Director Christopher Nolan has a bit of a reputation when it comes to muffled dialogue in his past films, which he’s said is actually on purpose.
Speaking to Insider, Nolan said his frequent use of Imax cameras, which aren’t soundproof, is the reason behind his films’ divisive audio issues, explaining that you have to “choose your moments” when to use this particular tech depending on how essential certain scenes’ dialogue is.
“There are certain mechanical improvements, and actually, Imax is building new cameras right now which are going to be even quieter,” he said.
“But the real breakthrough is in software technology that allows you to filter out the camera noise. That has improved massively in the 15 or so years that I’ve been using these cameras. Which opens up for you to do more intimate scenes that you would not have been able to do in the past.”
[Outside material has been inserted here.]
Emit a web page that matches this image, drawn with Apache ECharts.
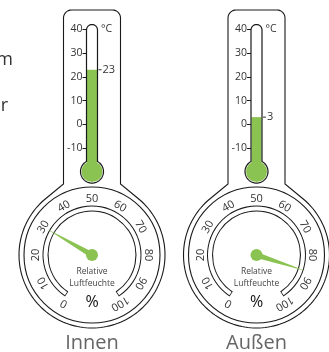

Nolan also pointed out that, unlike many of his peers, he prefers not to call his actors back and have them re-record their dialogue in post-production to make it clearer.
“I like to use the performance that was given in the moment rather than the actor re-voice it later,” he added.
“Which is an artistic choice that some people disagree with, and that’s their right.”
Despite some cinema-goers complaining about the audio, Oppenheimer has been both a critical and commercial success since its release last month.
The epic historical biopic – featuring Cillian Murphy, Florence Pugh and Emily Blunt among an all-star cast – has gone down a storm with critics, and become among Nolan’s top-rated offerings on the reviews site Rotten Tomatoes.